Aim:
Exactly as written, write out the lines below from the first to the one containing "(0,0) rectangle (655,405);", inclusive. Pictures do not belong in the copy.

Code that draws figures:

▬▬▬

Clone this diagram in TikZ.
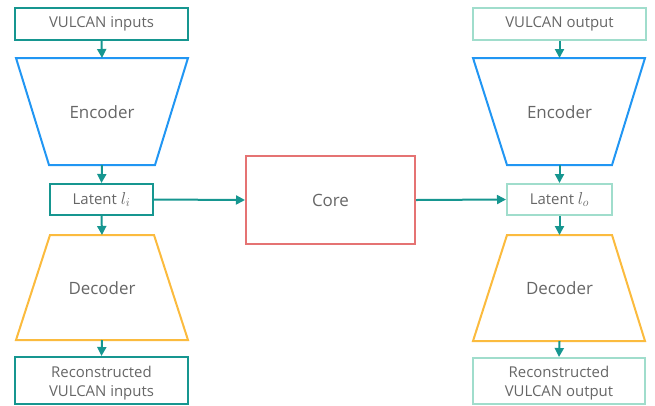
\documentclass[tikz,border=0pt]{standalone}
\usepackage{fontspec}
\setmainfont{Open Sans}
\usetikzlibrary{arrows.meta}

\definecolor{tealdark}{RGB}{22,150,144}
\definecolor{mint}{RGB}{160,221,204}
\definecolor{encblue}{RGB}{33,150,243}
\definecolor{decorange}{RGB}{251,187,62}
\definecolor{corered}{RGB}{229,115,115}
\definecolor{txtgray}{RGB}{102,102,102}

% latent symbol, set a little larger than the label text
\newcommand{\latentsym}[1]{\mbox{\fontsize{16.5}{19}\selectfont$l_{#1}$}}

\tikzset{
  iobox/.style={draw=#1, line width=2bp, rectangle, inner sep=0pt,
    text=txtgray, align=center, font=\fontsize{15}{19}\selectfont},
  encshape/.style={draw=encblue, line width=2bp, line join=miter},
  decshape/.style={draw=decorange, line width=2bp, line join=miter},
  bigtext/.style={text=txtgray, font=\fontsize{17}{20}\selectfont},
  flow/.style={draw=tealdark, line width=2bp, -{Triangle[length=9bp,width=9bp]}},
}

\begin{document}
\begin{tikzpicture}[x=1bp,y=-1bp]
\useasboundingbox (0,0) rectangle (655,405);

% ---------- input-side autoencoder ----------
\node[iobox=tealdark, minimum width=173bp, minimum height=32bp] (in1) at (101.5,24) {VULCAN inputs};
\draw[encshape] (16,58) -- (188,58) -- (155,165) -- (49,165) -- cycle;
\node[bigtext] (enc1) at (102,112) {Encoder};
\coordinate (enc1t) at (102,58);
\coordinate (enc1b) at (102,165);
\node[iobox=tealdark, minimum width=103bp, minimum height=31bp] (lat1) at (101.5,199.5) {Latent \latentsym{i}};
\draw[decshape] (50,235) -- (154,235) -- (188,340) -- (16,340) -- cycle;
\node[bigtext] (dec1) at (102,288) {Decoder};
\coordinate (dec1t) at (102,235);
\coordinate (dec1b) at (102,340);
\node[iobox=tealdark, minimum width=173bp, minimum height=47bp] (rec1) at (101.5,380.5) {};
\node[text=txtgray, align=center, font=\fontsize{15}{19}\selectfont] (rec1txt) at (101.5,383) {Reconstructed\\VULCAN inputs};

% ---------- output-side autoencoder ----------
\node[iobox=mint, minimum width=173bp, minimum height=32bp] (in2) at (559.5,24) {VULCAN output};
\draw[encshape] (473,58) -- (645,58) -- (612,165) -- (507,165) -- cycle;
\node[bigtext] (enc2) at (559.5,112) {Encoder};
\coordinate (enc2t) at (559.5,58);
\coordinate (enc2b) at (559.5,165);
\node[iobox=mint, minimum width=105bp, minimum height=31bp] (lat2) at (559.5,199.5) {Latent \latentsym{o}};
\draw[decshape] (507,235) -- (612,235) -- (645,341) -- (473,341) -- cycle;
\node[bigtext] (dec2) at (559.5,288) {Decoder};
\coordinate (dec2t) at (559.5,235);
\coordinate (dec2b) at (559.5,341);
\node[iobox=mint, minimum width=172bp, minimum height=46bp] (rec2) at (559,381) {};
\node[text=txtgray, align=center, font=\fontsize{15}{19}\selectfont] (rec2txt) at (559,383) {Reconstructed\\VULCAN output};

% ---------- core ----------
\node[draw=corered, line width=2bp, minimum width=169bp, minimum height=88bp,
      bigtext] (core) at (330.5,200) {Core};

% ---------- connectors ----------
\draw[flow] (in1.south) -- (enc1t);
\draw[flow] (enc1b) -- (lat1.north);
\draw[flow] (lat1.south) -- (dec1t);
\draw[flow] (dec1b) -- (rec1.north);
\draw[flow] (in2.south) -- (enc2t);
\draw[flow] (enc2b) -- (lat2.north);
\draw[flow] (lat2.south) -- (dec2t);
\draw[flow] (dec2b) -- (rec2.north);
\draw[flow] (lat1.east) -- (core.west);
\draw[flow] (core.east) -- (lat2.west);
\end{tikzpicture}
\end{document}
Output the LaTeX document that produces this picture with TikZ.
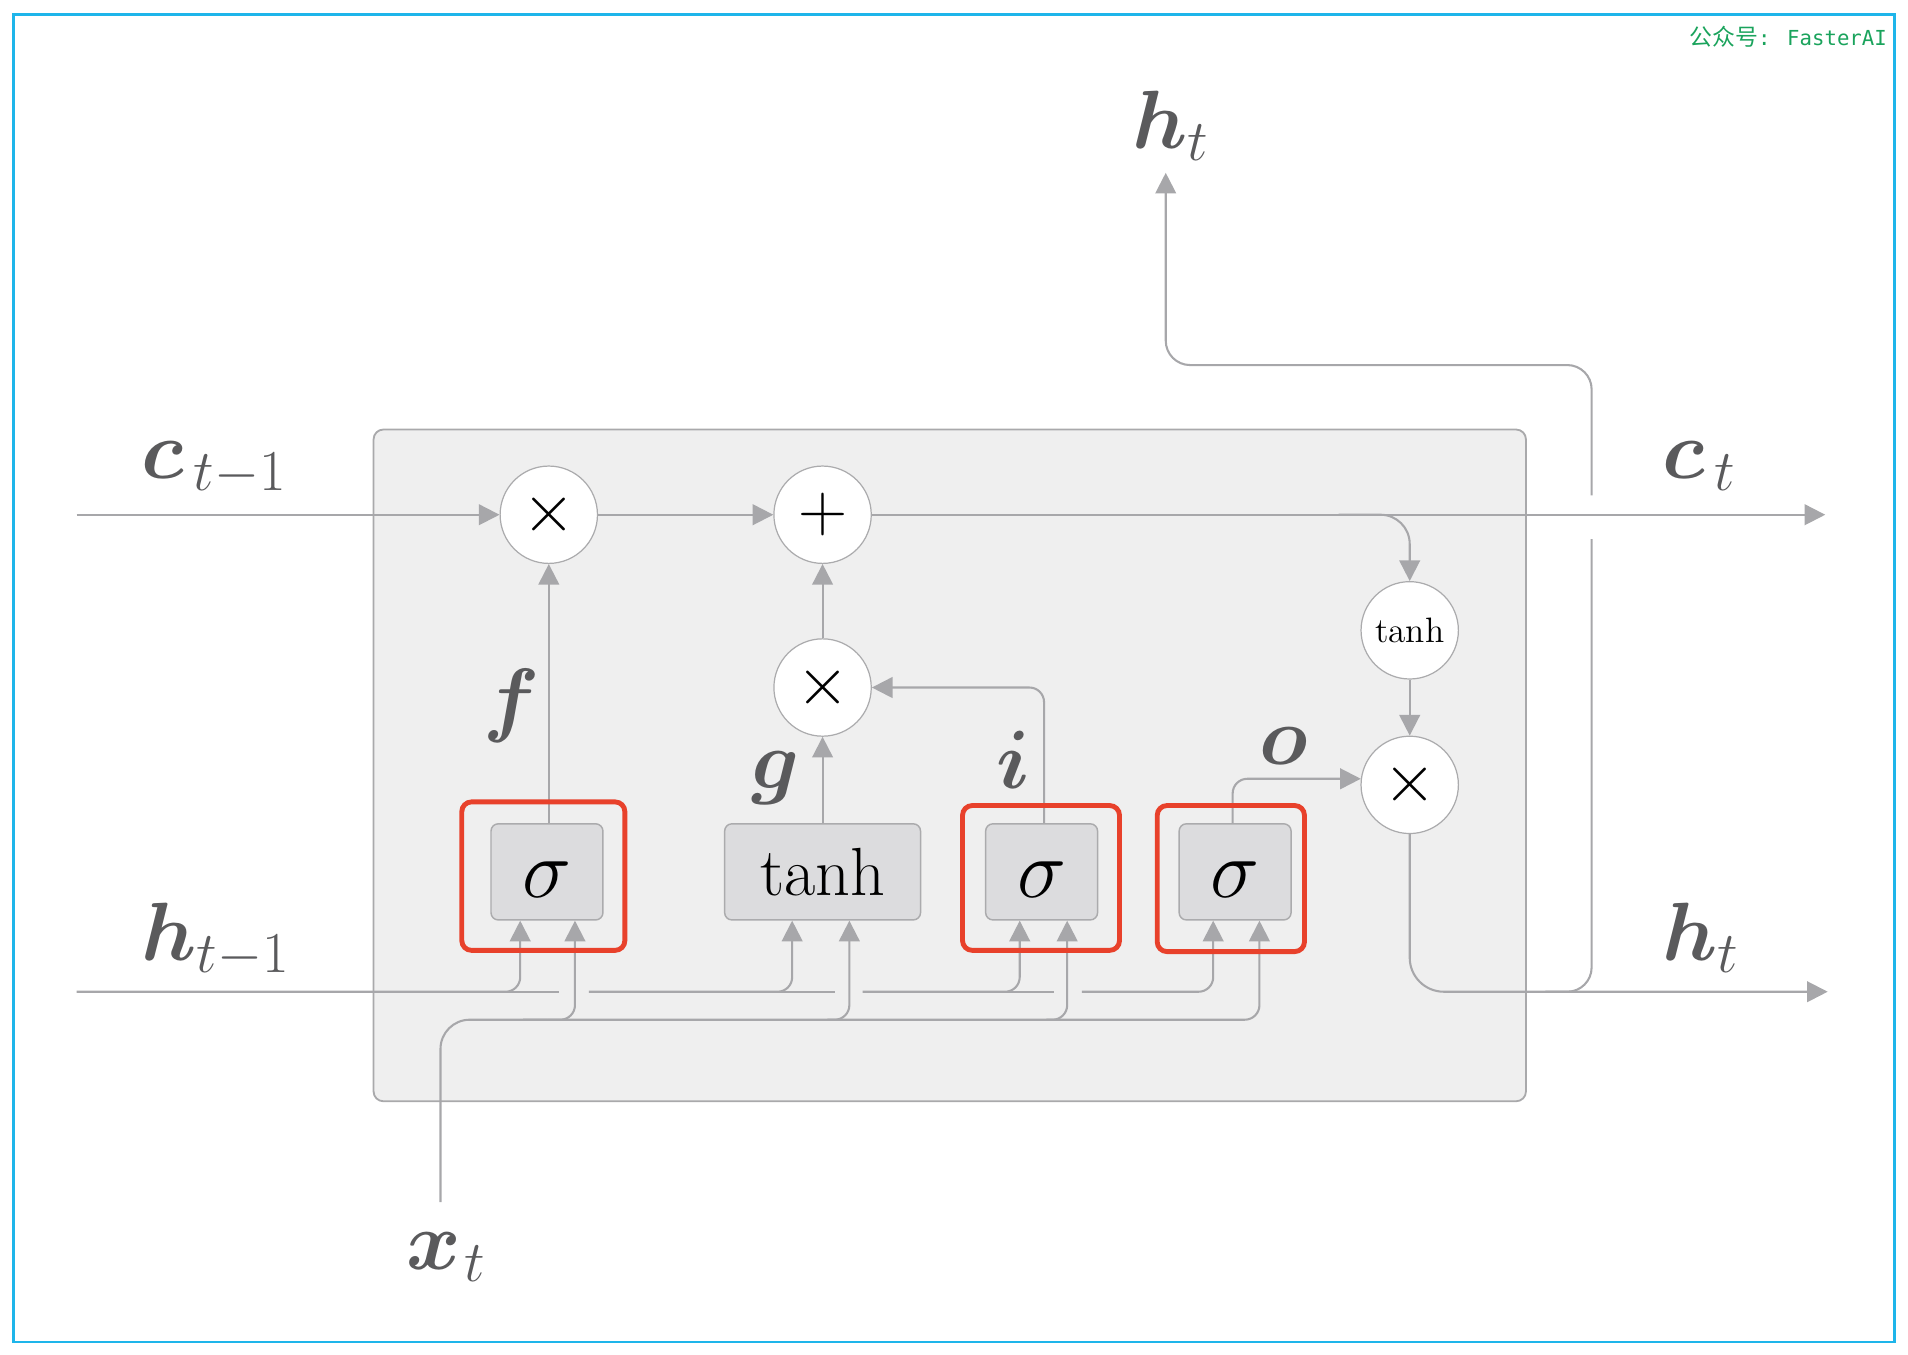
\RequirePackage{fix-cm}
\documentclass[tikz,border=0pt]{standalone}
\usepackage{bm}
\usepackage{fontspec}
\newfontfamily\cjkfont{Noto Sans CJK SC}
\newfontfamily\wmmono{DejaVu Sans Mono}
\usetikzlibrary{arrows.meta,calc}
\definecolor{lg}{HTML}{A7A7AA}
\definecolor{cellfill}{HTML}{EFEFEF}
\definecolor{celledge}{HTML}{A9A9AB}
\definecolor{gatefill}{HTML}{DCDCDE}
\definecolor{gateedge}{HTML}{ABABAD}
\definecolor{hlred}{HTML}{E8412B}
\definecolor{labgray}{HTML}{5A5A5C}
\definecolor{frameblue}{HTML}{1EB5EA}
\definecolor{wmgreen}{HTML}{1AA35C}
\tikzset{
  ln/.style={draw=lg, line width=0.85pt},
  arr/.style={ln, -{Triangle[length=8.5pt,width=8.5pt]}},
  op/.style={circle, draw=gateedge, line width=0.5pt, fill=white, minimum size=40pt, inner sep=0pt, text=black},
  gate/.style={rectangle, rounded corners=3pt, draw=gateedge, fill=gatefill, line width=0.6pt, minimum height=39.5pt, inner sep=0pt, text=black},
  sgate/.style={gate, minimum width=46pt, font=\fontsize{34}{36}\selectfont, text height=21pt, text depth=0pt},
  hlbox/.style={rectangle, draw=hlred, line width=2pt, rounded corners=4pt, inner sep=0pt},
  lab/.style={text=labgray, inner sep=0pt, font=\fontsize{34}{40}\selectfont},
  cellbox/.style={rectangle, draw=celledge, fill=cellfill, line width=0.75pt, rounded corners=4pt, inner sep=0pt}
}
\begin{document}
\begin{tikzpicture}[x=0.5pt,y=-0.5pt]
\useasboundingbox (0,0) rectangle (1568,1113);
\draw[draw=frameblue, line width=1pt] (11,12) rectangle (1557,1103);
\node[anchor=east, text=wmgreen, inner sep=0pt] (wm) at (1551,30) {{\cjkfont\fontsize{9.4}{10}\selectfont 公众号}{\wmmono\fontsize{8.5}{10}\selectfont : FasterAI}};

% cell
\node[cellbox, minimum width=473.5pt, minimum height=276pt] (cell) at (780.5,629) {};

% operators
\node[op, font=\fontsize{28}{30}\selectfont] (mulf) at (451,423) {$\times$};
\node[op, font=\fontsize{28}{30}\selectfont] (add) at (676,423) {$+$};
\node[op, font=\fontsize{28}{30}\selectfont] (mulg) at (676,565) {$\times$};
\node[op, font=\fontsize{14.5}{16}\selectfont] (tanhc) at (1158.5,518) {$\tanh$};
\node[op, font=\fontsize{28}{30}\selectfont] (mulo) at (1158.5,645) {$\times$};

% gates
\node[sgate] (sf) at (449.5,716.5) {$\sigma$};
\node[gate, minimum width=80.5pt, font=\fontsize{28}{32}\selectfont] (tg) at (676,716.5) {$\tanh$};
\node[sgate] (si) at (856,716.5) {$\sigma$};
\node[sgate] (so) at (1015,716.5) {$\sigma$};

% gate inputs
\coordinate (sfL) at ($(sf.south)+(-22,0)$);
\coordinate (sfR) at ($(sf.south)+(23,0)$);
\coordinate (tgL) at ($(tg.south)+(-25,0)$);
\coordinate (tgR) at ($(tg.south)+(22,0)$);
\coordinate (siL) at ($(si.south)+(-18,0)$);
\coordinate (siR) at ($(si.south)+(21,0)$);
\coordinate (soL) at ($(so.south)+(-18,0)$);
\coordinate (soR) at ($(so.south)+(20,0)$);

% cell state line
\coordinate (cin) at (63,423);
\coordinate (cout) at (1500,423);
\coordinate (cbr) at (1100,423);
\draw[arr] (cin) -- (mulf.west);
\draw[arr] (mulf.east) -- (add.west);
\draw[arr] (add.east) -- (cout);
\draw[arr, rounded corners=12pt] (cbr) -| (tanhc.north);
\draw[arr] (tanhc.south) -- (mulo.north);

% hidden output
\coordinate (hout) at (1502,815);
\coordinate (hj) at (1270,815);
\coordinate (vlo) at (1308,443);
\coordinate (vhi) at (1308,407);
\coordinate (vtop) at (958,300);
\coordinate (htip) at (958,142);
\draw[arr, rounded corners=14pt] (mulo.south) |- (hout);
\draw[ln, rounded corners=10pt] (hj) -| (vlo);
\draw[arr, rounded corners=10pt] (vhi) |- (vtop) -- (htip);

% gate outputs
\coordinate (moin) at ($(mulo.west)+(0.3,-5)$);
\draw[arr] (mulf.south |- sf.north) -- (mulf.south);
\draw[arr] (tg.north) -- (mulg.south);
\draw[arr] (mulg.north) -- (add.south);
\draw[arr, rounded corners=6pt] ($(si.north)+(2,0)$) |- (mulg.east);
\draw[arr, rounded corners=6pt] ($(so.north)+(-2,0)$) |- (moin);

% h_{t-1} feed
\coordinate (hin) at (63,815);
\coordinate (h1a) at (400,815);
\coordinate (h1b) at (459,815);
\coordinate (h2a) at (484,815);
\coordinate (h2b) at (620,815);
\coordinate (h2c) at (686,815);
\coordinate (h3a) at (709,815);
\coordinate (h3b) at (800,815);
\coordinate (h3c) at (866,815);
\coordinate (h4a) at (889,815);
\draw[arr, rounded corners=6pt] (hin) -| (sfL);
\draw[ln] (h1a) -- (h1b);
\draw[arr, rounded corners=6pt] (h2a) -| (tgL);
\draw[ln] (h2b) -- (h2c);
\draw[arr, rounded corners=6pt] (h3a) -| (siL);
\draw[ln] (h3b) -- (h3c);
\draw[arr, rounded corners=6pt] (h4a) -| (soL);

% x_t feed
\coordinate (xin) at (362,988);
\coordinate (x1) at (450,838);
\coordinate (x0) at (430,838);
\coordinate (x2) at (680,838);
\coordinate (x3) at (860,838);
\draw[ln, rounded corners=12pt] (xin) |- (x1);
\draw[arr, rounded corners=6pt] (x0) -| (sfR);
\draw[arr, rounded corners=6pt] (x1) -| (tgR);
\draw[arr, rounded corners=6pt] (x2) -| (siR);
\draw[arr, rounded corners=6pt] (x3) -| (soR);

% highlight boxes
\node[hlbox, minimum width=67pt, minimum height=61pt] (rf) at (446.5,720) {};
\node[hlbox, minimum width=64.5pt, minimum height=59.5pt] (ri) at (855.5,721.5) {};
\node[hlbox, minimum width=60.5pt, minimum height=60pt] (ro) at (1011.5,722) {};

% labels
\node[lab, anchor=base west] (lcin) at (116,393) {$\bm{c}_{\,t-1}$};
\node[lab, anchor=base west] (lcout) at (1366,393) {$\bm{c}_{\,t}$};
\node[lab, anchor=base west] (lhin) at (116,789) {$\bm{h}_{t-1}$};
\node[lab, anchor=base west] (lhout) at (1366,789) {$\bm{h}_{t}$};
\node[lab, anchor=base west] (lhtop) at (930,122) {$\bm{h}_{t}$};
\node[lab, anchor=base west] (lx) at (334,1043) {$\bm{x}_{\mkern1mu t}$};
\node[lab, anchor=base] (lf) at (420,597) {$\bm{f}$};
\node[lab, anchor=base] (lg) at (637,648) {$\bm{g}$};
\node[lab, anchor=base] (li) at (833,648) {$\bm{i}$};
\node[lab, anchor=base] (lo) at (1055,628) {$\bm{o}$};
\end{tikzpicture}
\end{document}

▬▬▬

Response to the task:
Clone this diagram in TikZ.
\documentclass[tikz,border=0pt]{standalone}
\usepackage{fontspec}
\setmainfont{Open Sans}
\usetikzlibrary{arrows.meta}

\definecolor{tealdark}{RGB}{22,150,144}
\definecolor{mint}{RGB}{160,221,204}
\definecolor{encblue}{RGB}{33,150,243}
\definecolor{decorange}{RGB}{251,187,62}
\definecolor{corered}{RGB}{229,115,115}
\definecolor{txtgray}{RGB}{102,102,102}

% latent symbol, set a little larger than the label text
\newcommand{\latentsym}[1]{\mbox{\fontsize{16.5}{19}\selectfont$l_{#1}$}}

\tikzset{
  iobox/.style={draw=#1, line width=2bp, rectangle, inner sep=0pt,
    text=txtgray, align=center, font=\fontsize{15}{19}\selectfont},
  encshape/.style={draw=encblue, line width=2bp, line join=miter},
  decshape/.style={draw=decorange, line width=2bp, line join=miter},
  bigtext/.style={text=txtgray, font=\fontsize{17}{20}\selectfont},
  flow/.style={draw=tealdark, line width=2bp, -{Triangle[length=9bp,width=9bp]}},
}

\begin{document}
\begin{tikzpicture}[x=1bp,y=-1bp]
\useasboundingbox (0,0) rectangle (655,405);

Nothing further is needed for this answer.